Underneath, there was almost nothing new about them, but the parts customers saw – styling and interiors – were either new or freshened; AMC knew where to spend the money. The fastback was also used for a new AMX, with a V8 option in 1979.
The Spirit was not cutting edge – and it suffered from the cramped rear quarters and relative lack of space as the Gremlin – but it was cheap and durable, and Dick Teague’s reworked styling looked good – AMC was rewarded with ~53K Spirit sales in ’79 and 70K plus in 1980.
Ultimately the Spirit and the Concord would be outshone by the 4WD Eagle (introduced in 1980), which borrowed bodies from both; but the Spirit was a good earner for AMC until new cars developed jointly with Renault could be put into production.
A Very Rare Spirit
While the fastback looked mostly “new-ish,” the Kammback Spirit was clearly a Gremlin derivative. But even there, AMC gave it all-new front styling and revised the greenhouse into a more open and bright arrangement. AMC’s Mexican partner, VAM, continued to label the Spirit Kammback as a Gremlin.
The Kammback had more room, but the fastback outsold it by a huge margin – more than 18:1. Likely because from the rear, it looked just like a Gremlin and there were loads of used Gremlins for sale cheap.
This was less true of the Eagle Kammback – but the Kamm-tail variant was also rarely chosen by SX/4/Kammback buyers (production of the two is often listed a single series in two styles, but the badges were different – SX/4 labels were for fastbacks).
As such, the Kamm was dropped after 1982 (only 119 were made that year, and 520 Kammback Eagles), while the fastback body continued into ’83.
Originally, the ’79 Spirit carried over the Gremlin engines, including a VW-sourced 2.0L four which originated in the VW LT Van (never sold in North America) but also used in the Porsche 924. It also brought back the 304 V8 for the Spirit AMX.
This particularly Spirit is a very rare Kammback owned by Preston Rose (see more on Instagram at @presty_roosevelt).
In 1980, when this car was built, the engine lineup was trimmed to AMC’s 4.2L six and Pontiac’s 2.5L “Iron Duke” four, replacing the old VW unit.
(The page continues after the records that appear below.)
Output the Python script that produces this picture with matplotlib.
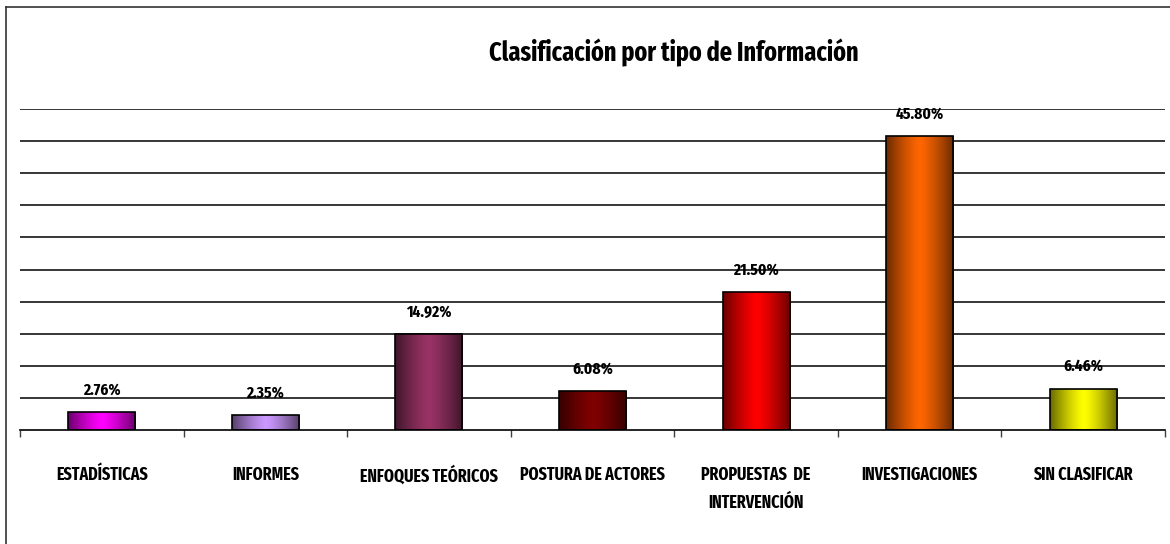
import numpy as np
import matplotlib
matplotlib.use('Agg')
import matplotlib.pyplot as plt
from matplotlib.colors import to_rgb
from matplotlib.lines import Line2D

plt.rcParams['font.family'] = ['Fira Sans Extra Condensed', 'DejaVu Sans']
plt.rcParams['font.weight'] = 'bold'

categorias = ['ESTADÍSTICAS', 'INFORMES', 'ENFOQUES TEÓRICOS', 'POSTURA DE ACTORES',
              'PROPUESTAS  DE\nINTERVENCIÓN', 'INVESTIGACIONES', 'SIN CLASIFICAR']
porcentajes = [2.76, 2.35, 14.92, 6.08, 21.50, 45.80, 6.46]
etiquetas = ['2.76%', '2.35%', '14.92%', '6.08%', '21.50%', '45.80%', '6.46%']
colores = ['#FF00FF', '#CC99FF', '#993366', '#800000', '#FF0000', '#FF6600', '#FFFF00']


def gradiente(color, n=64):
    # oscuro en los bordes, brillante en el centro
    c = np.array(to_rgb(color))
    t = np.linspace(0, 1, n)
    f = np.abs(2 * t - 1) ** 1.3
    osc = c * 0.42
    filas = (1 - f)[:, None] * c + f[:, None] * osc
    return filas[None, :, :]


fig = plt.figure(figsize=(11.7, 5.44), dpi=100)
ax = fig.add_axes([20 / 1170, 1 - 430 / 544, 1145 / 1170, 321 / 544])

x = np.arange(len(categorias))
barras = ax.bar(x, porcentajes, width=0.41, facecolor='none', edgecolor='black',
                linewidth=1.2, zorder=3)

for b, col in zip(barras, colores):
    x0, y0 = b.get_x(), b.get_y()
    img = ax.imshow(gradiente(col), extent=(x0, x0 + b.get_width(), y0, y0 + b.get_height()),
                    aspect='auto', interpolation='bilinear', zorder=2.5)
    img.set_clip_path(b)

for b, txt in zip(barras, etiquetas):
    ax.annotate(txt, (b.get_x() + b.get_width() / 2, b.get_height()),
                xytext=(0, 16), textcoords='offset points', ha='center', va='center',
                fontsize=12, fontweight='bold')

ax.set_xlim(-0.5, len(categorias) - 0.5)
ax.set_ylim(0, 50)
ax.set_yticks(np.arange(5, 51, 5))
ax.yaxis.grid(True, color='black', linewidth=1.1, zorder=0)
ax.set_axisbelow(True)
ax.tick_params(axis='y', length=0, labelleft=False)

ax.set_xticks(x)
ax.set_xticklabels(categorias, fontsize=12.5, fontweight='bold', linespacing=1.75)
ax.set_xticks(np.arange(-0.5, len(categorias), 1), minor=True)
ax.tick_params(axis='x', which='major', length=0, pad=26)
ax.tick_params(axis='x', which='minor', length=5, width=1, color='#404040')

for s in ['left', 'right', 'top']:
    ax.spines[s].set_visible(False)
ax.spines['bottom'].set_linewidth(1.2)

fig.text(0.576, 1 - 53 / 544, 'Clasificación por tipo de Información', ha='center',
         va='center', fontsize=19, fontweight='bold')

# marco del gráfico (solo se ven el borde izquierdo y superior)
fig.add_artist(Line2D([6 / 1170, 6 / 1170], [0, 1 - 7 / 544], color='#333333', linewidth=1.2))
fig.add_artist(Line2D([6 / 1170, 1], [1 - 7 / 544, 1 - 7 / 544], color='#333333', linewidth=1.2))

fig.savefig('out.png', dpi=100)
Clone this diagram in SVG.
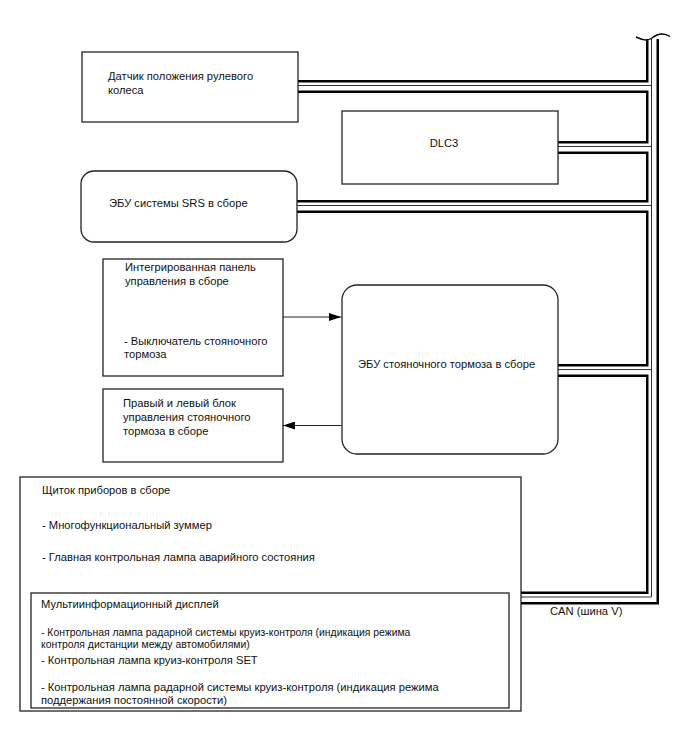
<svg xmlns="http://www.w3.org/2000/svg" width="688" height="755" viewBox="0 0 688 755">
<defs>
<style>
.box{fill:#fff;stroke:#222;stroke-width:1.3}
.t{font-family:"Liberation Sans",Arial,sans-serif;font-size:11.2px;fill:#111}
.s{font-size:10.4px}
.b1{fill:none;stroke:#000;stroke-width:13;stroke-linejoin:miter}
.b2{fill:none;stroke:#fff;stroke-width:8;stroke-linejoin:miter}
.b3{fill:none;stroke:#333;stroke-width:1;stroke-linejoin:miter}
.arr{fill:none;stroke:#222;stroke-width:1.2}
</style>
<marker id="ah" viewBox="0 0 12 8" refX="12" refY="4" markerWidth="12" markerHeight="8" markerUnits="userSpaceOnUse" orient="auto">
<path d="M0,0 L12,4 L0,8 Z" fill="#000"/>
</marker>
</defs>
<rect width="688" height="755" fill="#fff"/>

<g id="connectors">
<g id="can-bus">
<path class="b1" d="M652.5,38 V598 H521 M298,86.5 H652.5 M558,147.5 H652.5 M297,206.5 H652.5 M558,370.5 H652.5"/>
<path class="b2" d="M652.5,38 V598 H521 M298,86.5 H652.5 M558,147.5 H652.5 M297,206.5 H652.5 M558,370.5 H652.5"/>
<path class="b3" d="M651.5,38 V597 H521 M298,85.5 H651.5 M558,146.5 H651.5 M297,205.5 H651.5 M558,369.5 H651.5"/>
<path d="M644,36 L661,36 L661,39 L644,39 Z" fill="#fff"/>
<path d="M636,37 C641,39 646,42 652,38 C657,34 663,32 670,36.5" fill="none" stroke="#000" stroke-width="1.4"/>
</g>
<path class="arr" d="M283,317 H341" marker-end="url(#ah)"/>
<path class="arr" d="M341.5,425.5 H283" marker-end="url(#ah)"/>
</g>

<g id="steering-sensor">
<rect class="box" x="82" y="52" width="216" height="70"/>
<text class="t" x="108" y="80">Датчик положения рулевого</text>
<text class="t" x="108" y="94">колеса</text>
</g>

<g id="dlc3">
<rect class="box" x="342" y="111" width="216" height="73"/>
<text class="t" x="444" y="147" text-anchor="middle">DLC3</text>
</g>

<g id="srs-ecu">
<rect class="box" x="81" y="171" width="216" height="71" rx="13"/>
<text class="t" x="109" y="207">ЭБУ системы SRS в сборе</text>
</g>

<g id="integrated-panel">
<rect class="box" x="103" y="259" width="180" height="117"/>
<text class="t" x="125" y="271">Интегрированная панель</text>
<text class="t" x="125" y="285">управления в сборе</text>
<text class="t" x="124" y="345">- Выключатель стояночного</text>
<text class="t" x="124" y="358">тормоза</text>
</g>

<g id="parking-brake-ecu">
<rect class="box" x="342" y="285" width="216" height="169" rx="15"/>
<text class="t" x="358" y="368">ЭБУ стояночного тормоза в сборе</text>
</g>

<g id="brake-actuators">
<rect class="box" x="103" y="389" width="180" height="73"/>
<text class="t" x="123" y="407">Правый и левый блок</text>
<text class="t" x="123" y="421">управления стояночного</text>
<text class="t" x="123" y="435">тормоза в сборе</text>
</g>

<g id="combination-meter">
<rect class="box" x="20" y="477" width="501" height="234"/>
<text class="t" x="42" y="494">Щиток приборов в сборе</text>
<text class="t" x="42" y="529">- Многофункциональный зуммер</text>
<text class="t" x="42" y="561">- Главная контрольная лампа аварийного состояния</text>
</g>

<g id="multi-display">
<rect class="box" x="31" y="593" width="478" height="115"/>
<text class="t" x="41" y="608">Мультиинформационный дисплей</text>
<text class="t s" x="41" y="636">- Контрольная лампа радарной системы круиз-контроля (индикация режима</text>
<text class="t s" x="41" y="648">контроля дистанции между автомобилями)</text>
<text class="t" x="41" y="664">- Контрольная лампа круиз-контроля SET</text>
<text class="t" x="41" y="691">- Контрольная лампа радарной системы круиз-контроля (индикация режима</text>
<text class="t" x="41" y="704">поддержания постоянной скорости)</text>
</g>

<g id="can-label">
<text class="t" x="550" y="615">CAN (шина V)</text>
</g>
</svg>
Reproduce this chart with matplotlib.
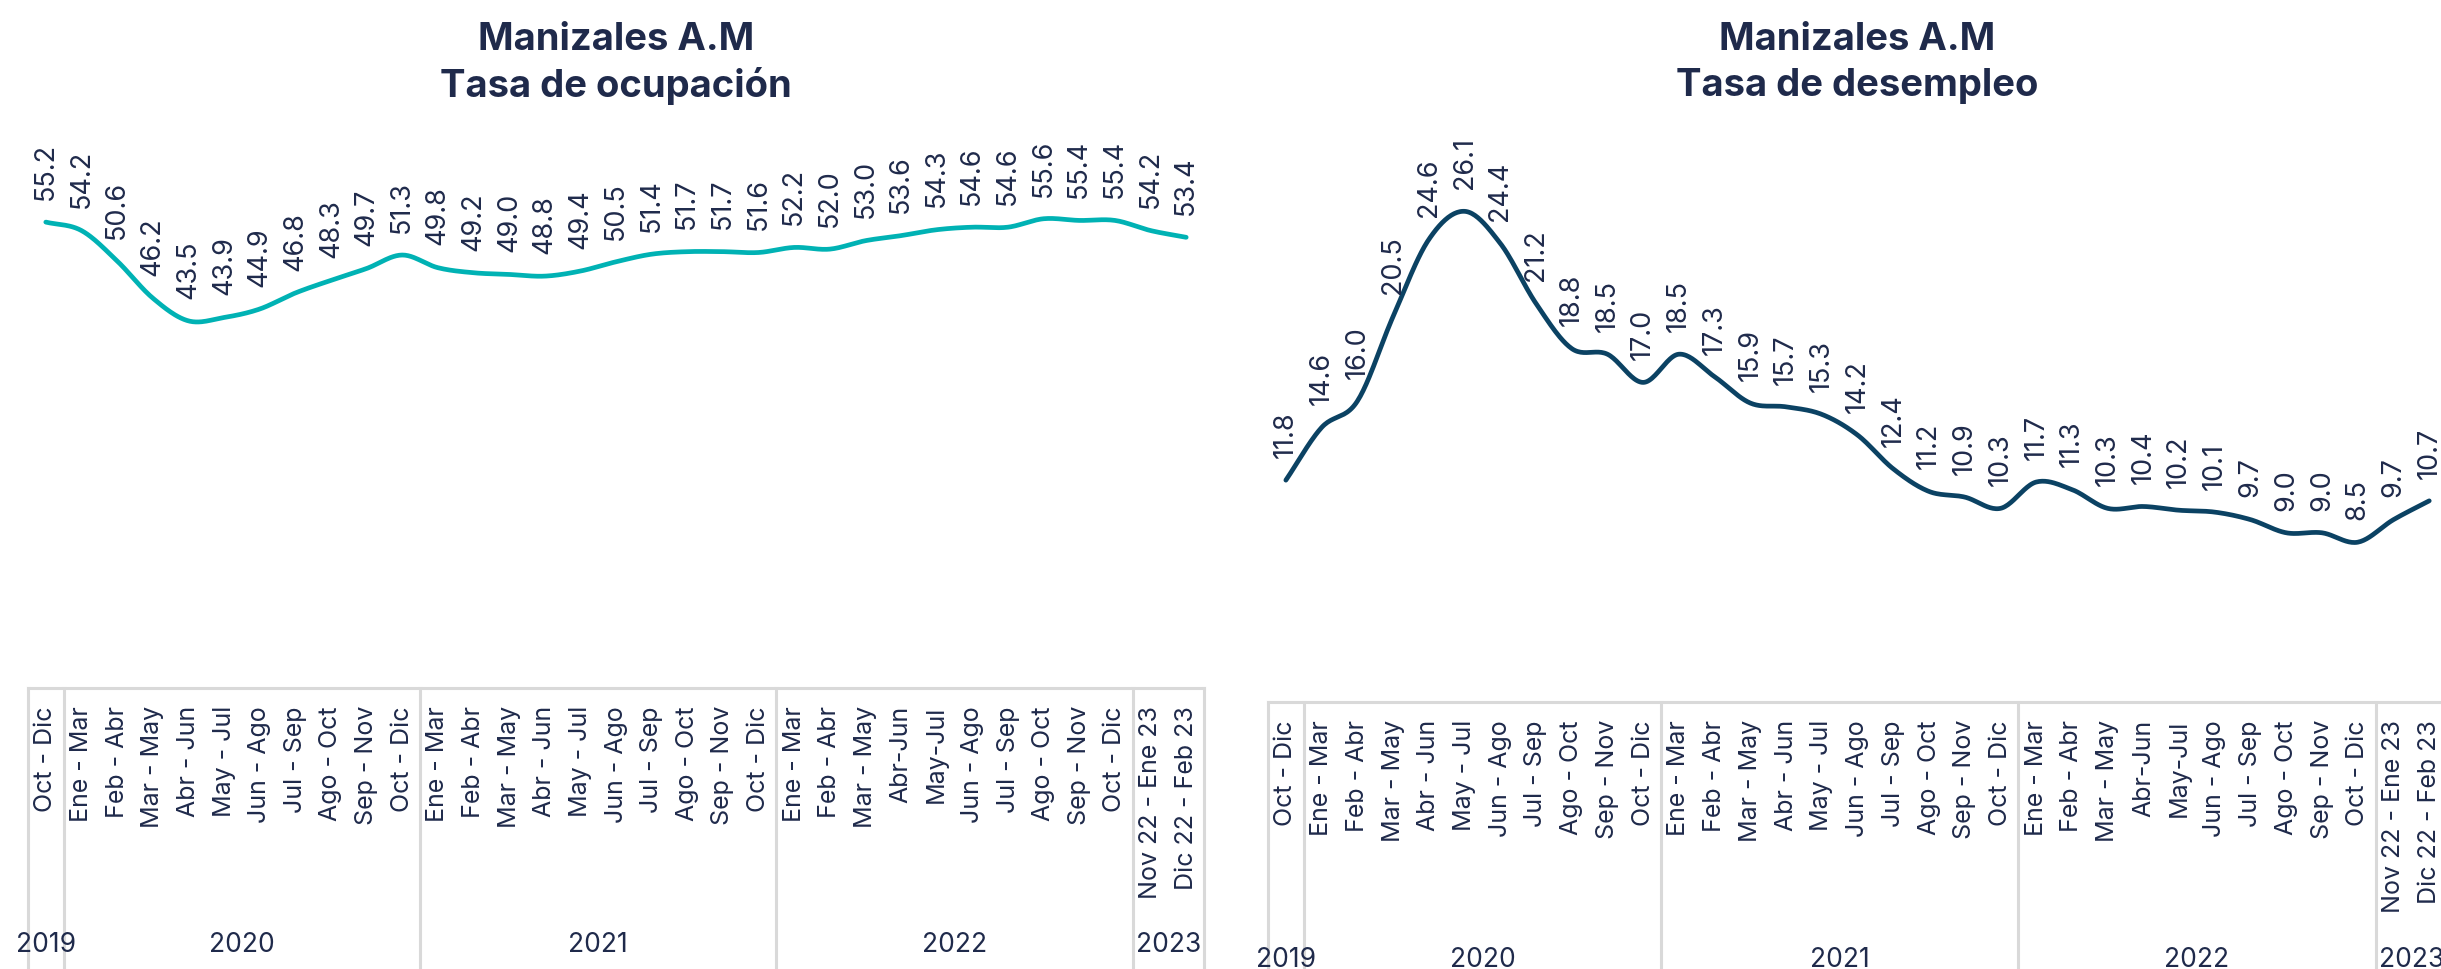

AMC was working on a new four, but sourcing from VW and GM was a matter of expediency – CAFE compliance and customer expectations of decent mileage from an “economy” brand depended on it. This was particularly true in 1980 when the Spirit was up against the similarly-priced and very new-and-efficient seeming Chevy Citation, among others.
Preston’s car was seen at the Hooptiecon event in June, 2019, (presented by The 24 Hours of Lemons) at New Jersey Motorsports Park. His 1980 Spirit is powered by an Iron Duke four which is also mated to a GM 3-speed automatic. AMC’s use of sourced components didn’t end with engines.
A new 2.5L AMC four debuted in the 1984 XJ Cherokee and the ’84 Eagle but by then, the Spirit had been dropped in the fall of 1983.